Assim, o correto é interligarmos a luta imediata contra a fome (brigadas de solidariedade, pautas como programas de criação de emprego, restaurantes populares, auxílio emergencial, etc.) com pautas mais gerais (por exemplo a revogação das contrarreformas) e com nosso objetivo final (a revolução e a tomada dos meios de produção nas mãos da classe trabalhadora). Um dos motivos para se fazer revolução é exatamente grande parte da população estar de barriga vazia.

Mas essa concepção do “não se faz revolução de barriga vazia”, que busca separar a luta imediata e econômica da luta política e da luta pela revolução não é nenhuma novidade. Conhecidos como economicistas, tais grupos de militantes foram duramente criticados por Lênin e pelos bolcheviques durante o processo revolucionário russo. Um clássico exemplo de defensor da concepção economicista é Martinov, que defendia a teoria dos “estágios” da luta, ou seja, só se poderia realizar a luta imediata e econômica com os operários, pois eles não estavam prontos para o “estágio” da luta política. O inacreditável é que Martinov defende tal tese no momento em que revoltas operárias explodiam por toda a Rússia. No fim das contas, o economicismo, além de subestimar a capacidade dos operários de compreenderem a luta política, coloca os revolucionários sempre na rabeira do movimento espontâneo. Por isso Lênin retruca:

“A social-democracia dirige a luta da classe operária não só para obter condições vantajosas de venda da força de trabalho, mas para que seja destruído o regime social que obriga aos não proprietários a venderem sua força de trabalho aos ricos. A social-democracia representa a classe operária não só na sua relação com um grupo determinado de patrões, mas também na relação com todas as classes da sociedade contemporânea, com o Estado como força política organizada. Compreende-se portanto, que os social-democratas não só não podem circunscrever-se à luta econômica, como nem sequer podem admitir que a organização das denúncias econômicas constitua a sua atividade predominante. Devemos empreender ativamente o trabalho de educação política da classe operária, de desenvolvimento da sua consciência política.” (LÊNIN, 2015, p.110)
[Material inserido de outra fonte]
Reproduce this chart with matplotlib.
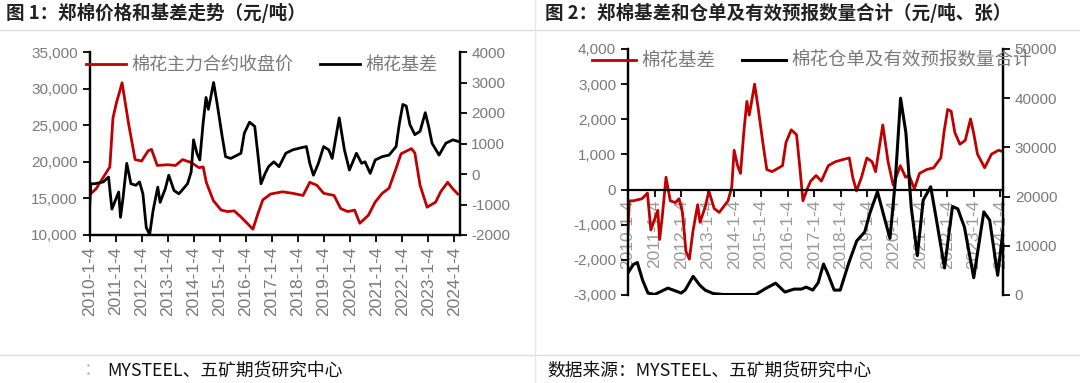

E é por isso que para Lênin, quando um propagandista revolucionário vai tratar “por exemplo da questão do desemprego, deve explicar a natureza capitalista das crises, assinalar a causa da inevitabilidade das mesmas na sociedade atual, indicar a necessidade de transformar a sociedade capitalista em socialista, etc.” (LÊNIN, 2015, p.121)  “Tratando da mesma questão, o agitador tomará o fato mais conhecido de seus ouvintes, e o mais palpitante, por exemplo uma família de desempregados morta de fome, a indigência crescente etc., e apoiando-se sobre esse fato conhecido de todos, fará todo o esforço para dar à massa uma única ideia: a da contradição absurda entre o aumento da riqueza e o aumento da miséria; esforçar-se-á para suscitar o descontentamento, a indignação da massa contra essa injustiça gritante, deixando ao propagandista o cuidado de dar uma explicação completa dessa contradição.”

Portanto, paremos de repetir fraseologias que rebaixam nossa atividade política. Que avance a luta contra a fome e avance a luta pela revolução socialista!

LÊNIN, Vladimir Ilitch. Que fazer: Problemas candentes de nosso movimento. Expressão Popular, 2015.